Stored data entries:

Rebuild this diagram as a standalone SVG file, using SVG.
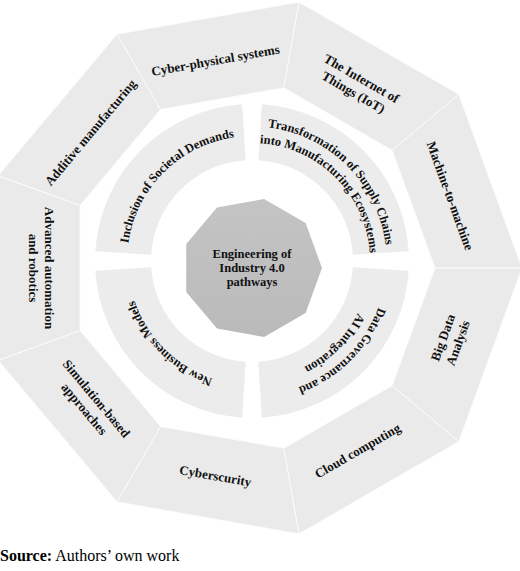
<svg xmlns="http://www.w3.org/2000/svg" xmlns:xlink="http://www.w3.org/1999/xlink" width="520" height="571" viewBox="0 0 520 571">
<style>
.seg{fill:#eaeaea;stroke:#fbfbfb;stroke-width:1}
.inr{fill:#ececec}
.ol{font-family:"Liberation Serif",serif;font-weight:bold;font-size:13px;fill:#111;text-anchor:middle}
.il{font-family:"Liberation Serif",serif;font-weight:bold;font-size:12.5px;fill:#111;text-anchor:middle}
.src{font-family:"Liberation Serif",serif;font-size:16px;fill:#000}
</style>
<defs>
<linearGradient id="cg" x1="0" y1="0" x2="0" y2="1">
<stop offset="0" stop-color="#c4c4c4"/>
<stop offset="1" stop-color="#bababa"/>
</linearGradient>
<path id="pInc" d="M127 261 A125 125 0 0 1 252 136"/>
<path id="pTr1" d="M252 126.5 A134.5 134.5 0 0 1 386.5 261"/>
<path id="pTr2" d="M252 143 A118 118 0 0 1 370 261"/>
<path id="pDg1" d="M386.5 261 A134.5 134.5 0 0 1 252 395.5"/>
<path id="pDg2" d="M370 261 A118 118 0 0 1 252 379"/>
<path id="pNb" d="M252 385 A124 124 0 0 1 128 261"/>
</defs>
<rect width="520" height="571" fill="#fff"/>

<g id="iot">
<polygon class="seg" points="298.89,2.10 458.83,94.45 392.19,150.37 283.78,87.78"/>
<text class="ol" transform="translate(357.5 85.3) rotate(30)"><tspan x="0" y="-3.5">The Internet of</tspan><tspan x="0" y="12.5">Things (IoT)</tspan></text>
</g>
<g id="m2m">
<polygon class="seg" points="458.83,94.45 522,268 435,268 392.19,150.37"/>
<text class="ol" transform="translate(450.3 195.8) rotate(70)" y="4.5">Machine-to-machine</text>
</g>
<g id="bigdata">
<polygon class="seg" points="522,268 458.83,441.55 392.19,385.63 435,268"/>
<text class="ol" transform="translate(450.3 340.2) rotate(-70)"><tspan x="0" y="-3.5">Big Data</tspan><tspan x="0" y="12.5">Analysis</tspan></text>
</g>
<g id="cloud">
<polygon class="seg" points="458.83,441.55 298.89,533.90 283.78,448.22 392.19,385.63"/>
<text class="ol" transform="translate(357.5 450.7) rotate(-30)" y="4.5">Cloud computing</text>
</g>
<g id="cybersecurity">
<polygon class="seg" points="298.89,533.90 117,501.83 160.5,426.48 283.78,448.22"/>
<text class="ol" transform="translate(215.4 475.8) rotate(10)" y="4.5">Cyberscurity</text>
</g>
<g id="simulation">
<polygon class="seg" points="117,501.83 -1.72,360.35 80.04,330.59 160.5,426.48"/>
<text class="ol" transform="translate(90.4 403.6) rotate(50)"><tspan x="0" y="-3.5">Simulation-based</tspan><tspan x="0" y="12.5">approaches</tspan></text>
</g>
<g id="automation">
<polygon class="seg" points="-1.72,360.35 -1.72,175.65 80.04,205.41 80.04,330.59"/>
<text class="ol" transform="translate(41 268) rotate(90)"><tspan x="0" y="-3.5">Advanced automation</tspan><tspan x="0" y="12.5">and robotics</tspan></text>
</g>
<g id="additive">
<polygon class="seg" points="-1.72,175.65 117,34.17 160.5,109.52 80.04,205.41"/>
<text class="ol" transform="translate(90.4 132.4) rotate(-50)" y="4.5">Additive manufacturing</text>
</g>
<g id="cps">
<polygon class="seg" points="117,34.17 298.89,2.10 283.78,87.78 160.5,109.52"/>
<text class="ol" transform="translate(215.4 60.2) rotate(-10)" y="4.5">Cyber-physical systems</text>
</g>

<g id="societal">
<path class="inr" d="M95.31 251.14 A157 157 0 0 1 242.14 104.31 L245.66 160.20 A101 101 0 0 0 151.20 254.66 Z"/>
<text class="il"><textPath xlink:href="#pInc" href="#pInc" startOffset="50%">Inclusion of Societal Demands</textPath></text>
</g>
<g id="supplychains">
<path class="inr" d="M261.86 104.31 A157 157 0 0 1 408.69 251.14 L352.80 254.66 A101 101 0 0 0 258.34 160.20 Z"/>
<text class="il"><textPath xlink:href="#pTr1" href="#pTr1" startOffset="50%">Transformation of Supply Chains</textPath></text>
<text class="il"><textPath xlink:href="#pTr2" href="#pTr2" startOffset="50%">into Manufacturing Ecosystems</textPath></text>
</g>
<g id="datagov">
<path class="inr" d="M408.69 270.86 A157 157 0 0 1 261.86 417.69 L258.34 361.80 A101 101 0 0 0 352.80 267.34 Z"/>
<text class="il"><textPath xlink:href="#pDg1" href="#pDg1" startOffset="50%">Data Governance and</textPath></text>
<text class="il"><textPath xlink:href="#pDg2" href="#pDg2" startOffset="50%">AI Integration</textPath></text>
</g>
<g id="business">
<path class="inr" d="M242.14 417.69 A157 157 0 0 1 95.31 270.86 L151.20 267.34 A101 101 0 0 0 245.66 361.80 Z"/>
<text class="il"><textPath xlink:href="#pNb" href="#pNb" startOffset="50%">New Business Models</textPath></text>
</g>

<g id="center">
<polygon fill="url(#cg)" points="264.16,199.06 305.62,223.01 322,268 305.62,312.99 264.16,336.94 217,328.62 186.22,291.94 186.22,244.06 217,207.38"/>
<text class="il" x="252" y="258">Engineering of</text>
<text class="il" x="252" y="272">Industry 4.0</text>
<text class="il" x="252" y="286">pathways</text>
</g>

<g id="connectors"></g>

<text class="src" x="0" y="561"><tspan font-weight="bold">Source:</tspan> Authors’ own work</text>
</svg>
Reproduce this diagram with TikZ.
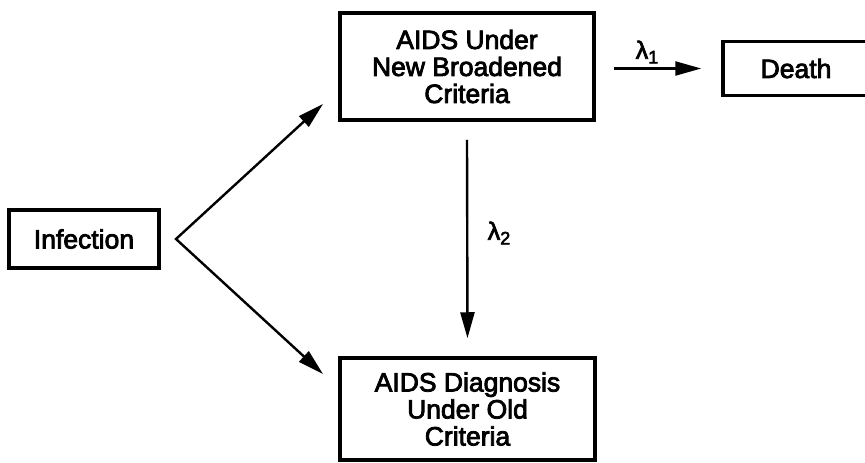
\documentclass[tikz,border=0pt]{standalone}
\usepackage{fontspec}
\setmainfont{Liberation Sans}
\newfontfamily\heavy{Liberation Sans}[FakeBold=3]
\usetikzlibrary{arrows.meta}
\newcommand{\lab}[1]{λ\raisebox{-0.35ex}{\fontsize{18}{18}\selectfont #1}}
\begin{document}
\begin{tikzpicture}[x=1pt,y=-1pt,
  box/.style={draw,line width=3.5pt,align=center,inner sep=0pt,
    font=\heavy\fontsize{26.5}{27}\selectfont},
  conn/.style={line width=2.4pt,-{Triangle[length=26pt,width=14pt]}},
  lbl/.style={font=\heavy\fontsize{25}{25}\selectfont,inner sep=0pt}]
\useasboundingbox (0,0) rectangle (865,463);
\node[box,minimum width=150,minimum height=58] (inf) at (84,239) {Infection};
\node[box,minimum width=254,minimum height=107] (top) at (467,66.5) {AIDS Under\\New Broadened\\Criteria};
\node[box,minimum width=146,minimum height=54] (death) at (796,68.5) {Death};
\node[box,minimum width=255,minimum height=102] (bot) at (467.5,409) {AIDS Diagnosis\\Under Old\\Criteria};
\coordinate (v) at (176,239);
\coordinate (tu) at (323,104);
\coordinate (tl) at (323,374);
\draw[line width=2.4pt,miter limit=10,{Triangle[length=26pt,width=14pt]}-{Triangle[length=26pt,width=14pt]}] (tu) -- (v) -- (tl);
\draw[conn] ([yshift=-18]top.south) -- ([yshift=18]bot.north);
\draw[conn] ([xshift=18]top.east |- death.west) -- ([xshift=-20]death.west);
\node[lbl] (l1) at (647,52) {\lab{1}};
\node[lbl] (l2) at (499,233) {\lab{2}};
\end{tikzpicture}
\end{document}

● **Work to do**:
Give only the number of lines that include the word "this".

● **Final result**:
2